NIGHT TEST – Prepare by obtaining a small cloth bag and fill it with 8-12 pounds of sand. Soak it thoroughly in water. At 3:00pm, begin to waltz and hum with the bag until 9:00pm. Lay down your bag and set your alarm for 10:00pm. Get up, pick up your bag, and sing every song you have ever heard. Make up about a dozen more and sing these too until 4:00am. Set alarm for 5:00 am. Get up and make breakfast. Keep this up for 5 years. Look cheerful.



INGENUITY TEST – Take an egg carton. Using a pair of scissors and pot of paint, turn it into an alligator. Now take a toilet paper tube and turn it into an attractive Christmas candle. Use only scotch tape and a piece of foil. Last, take a milk carton, a ping-pong ball, and an empty box of Cocoa Puffs. Make an exact replica of the Eiffel Tower.



AUTOMOBILE TEST – Forget the BMW and buy a station wagon. Buy a chocolate ice cream cone and put it in the glove compartment. Leave it there. Get a dime. Stick it into the cassette player. Take a family size package of chocolate chip cookies. Mash them into the back seat. Run a garden rake along both sides of the car. There! Perfect.

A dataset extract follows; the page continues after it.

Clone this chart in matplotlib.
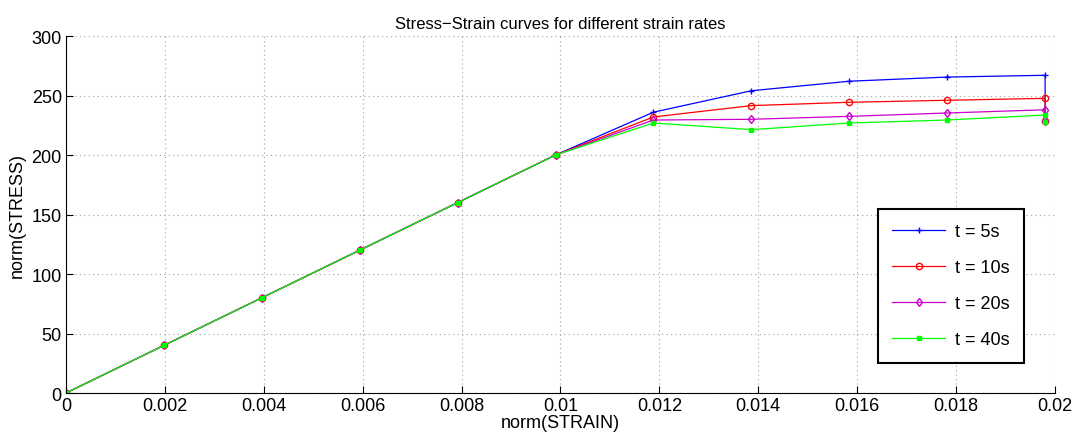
import numpy as np
import matplotlib
matplotlib.use("Agg")
import matplotlib.pyplot as plt

plt.rcParams['font.family'] = ['Liberation Sans', 'DejaVu Sans']

# strain values (same for every curve), last point repeated for the drop
strain = [0, 0.00198, 0.00396, 0.00594, 0.00792, 0.0099, 0.01188,
          0.01386, 0.01584, 0.01782, 0.0198, 0.0198]

stress_5s = [0, 40, 80, 120, 160, 200, 236, 254, 262, 265.5, 267, 229]
stress_10s = [0, 40, 80, 120, 160, 200, 232, 241.5, 244.3, 246, 247.6, 228.5]
stress_20s = [0, 40, 80, 120, 160, 200, 229.4, 230, 232.5, 235.3, 238, 228.5]
stress_40s = [0, 40, 80, 120, 160, 200, 226.9, 221.3, 226.9, 229.4, 233.6, 228]

labels = ['t = 5s', 't = 10s', 't = 20s', 't = 40s']

fig = plt.figure(figsize=(10.76, 4.39), dpi=100)
ax = fig.add_axes([0.0613, 0.1025, 0.9192, 0.8132])

ax.plot(strain, stress_5s, color='#0000ff', marker='+', markersize=4.5, lw=0.9, label=labels[0])
ax.plot(strain, stress_10s, color='#ff0000', marker='o', markersize=4.5, mfc='none', lw=0.9, label=labels[1])
ax.plot(strain, stress_20s, color='#cc00cc', marker='d', markersize=4.5, mfc='none', lw=0.9, label=labels[2])
ax.plot(strain, stress_40s, color='#00ff00', marker='s', markersize=3.2, lw=0.9, label=labels[3])

ax.set_xlim(0, 0.02)
ax.set_ylim(0, 300)
ax.set_xticks(np.arange(0, 0.0201, 0.002))
ax.set_xticklabels(['0', '0.002', '0.004', '0.006', '0.008', '0.01',
                    '0.012', '0.014', '0.016', '0.018', '0.02'])
ax.set_yticks(np.arange(0, 301, 50))

ax.grid(True, linestyle=(0, (1, 3)), color='#a0a0a0', lw=0.8)
ax.spines['top'].set_visible(False)
ax.spines['right'].set_visible(False)
ax.tick_params(direction='in', length=5, labelsize=13, pad=3)

ax.set_title('Stress\u2212Strain curves for different strain rates', fontsize=12, pad=6)
ax.set_xlabel('norm(STRAIN)', fontsize=13, labelpad=0)
ax.set_ylabel('norm(STRESS)', fontsize=13, labelpad=4)

leg = ax.legend(loc='lower right', bbox_to_anchor=(0.972, 0.075), fontsize=13,
                fancybox=False, edgecolor='black', framealpha=1,
                handlelength=2.9, handletextpad=0.55, borderpad=0.8,
                labelspacing=1.05, borderaxespad=0.2)
leg.get_frame().set_linewidth(1.5)

fig.savefig('out.png', dpi=100)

PHYSICAL TEST (Women) – Obtain a large bean bag chair and attach it to the front of your clothes. Leave it there for 9 months. Now remove 10 of the beans.



PHYSICAL TEST (Men) – Go to the nearest drug store. Set your wallet on the counter. Ask the clerk to help himself. Now proceed to the nearest food store. Go to the head office and arrange for your paycheck to be directly deposited to the store. Purchase a newspaper. Go home and read it quietly for the last time.



FINAL ASSIGNMENT – Find a couple who already have a small child. Lecture them on how they can improve their discipline, patience, tolerance, toilet training and childs table manners. Suggest many ways they can improve. Emphasize to them that they should never allow their children to run wild. Enjoy this experience. It will be the last time you will have all the answers!